Quise hacer un pequeño chiste en Twitter y me salió por la culata. “Es tremendo pensar que mi voto vale lo mismo que el de Amaia Montero”, escribí. Puse ese nombre porque el día anterior la ex-solista de La Oreja de Van Gogh había vuelto a cubrirse de gloria con una bocachanclada King Size de las suyas. Ni quince segundos tardaron en empezar a llegar respuestas que me bajaron del guindo: “De eso nada. Tú vives en Bizkaia y ella en Gipuzkoa. Por tanto, su voto vale más que el tuyo”. El más, en mayúsculas, para endurecer el golpe.
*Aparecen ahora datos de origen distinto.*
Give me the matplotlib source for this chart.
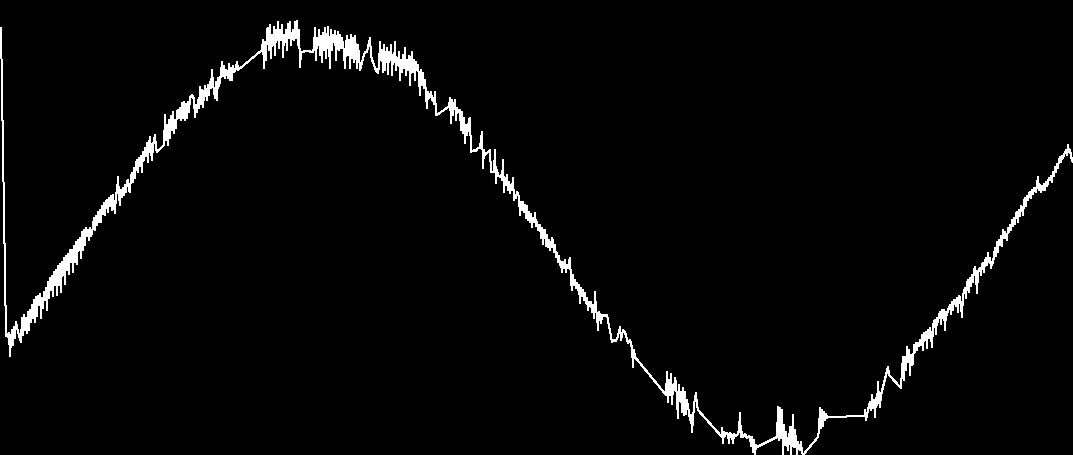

Tocado y casi hundido.
Sí, solo casi porque, en realidad, ya lo sabía y no pocas veces he despotricado sobre lo perverso del caprichoso y desnaturalizador 25-25-25, nuestra propia versión del café para todos. De igual modo, soy consciente del juego de trileros que esconde el reparto de cocientes —Satanás confunda al señor D’Hont—, de la parcialidad descarada de las Juntas Electorales centrales o de la arbitraria distribución de recursos que busca ponérselo en sánscrito a las formaciones pequeñas. A estas alturas, no me darán el Nobel por descubrir que lo de “una persona, un voto” tiene más letra pequeña que el contrato de mi tarjeta de crédito. No será a mi a quien sorprendan haciendo loas a la fiesta de la democracia, que bastante claro tengo que es un sarao donde se reserva el derecho de admisión.
Y sin embargo, por el posibilismo que me ha crecido junto a las canas o justamente por todo lo contrario, sigo defendiendo el poder, aunque sea infinitesimal, de depositar una papeleta en una urna. O si es el caso, de no depositar ninguna. Lo que importa es que se trate de una decisión plenamente voluntaria y meditada, un ejercicio —ahora que se habla tanto de ella— de soberanía personal. Que nos impongamos sobre la pereza, la desidia o la tentación derrotista de creer que lo que hagamos no cambiará las cosas. En más de una ocasión, un solo voto las ha cambiado.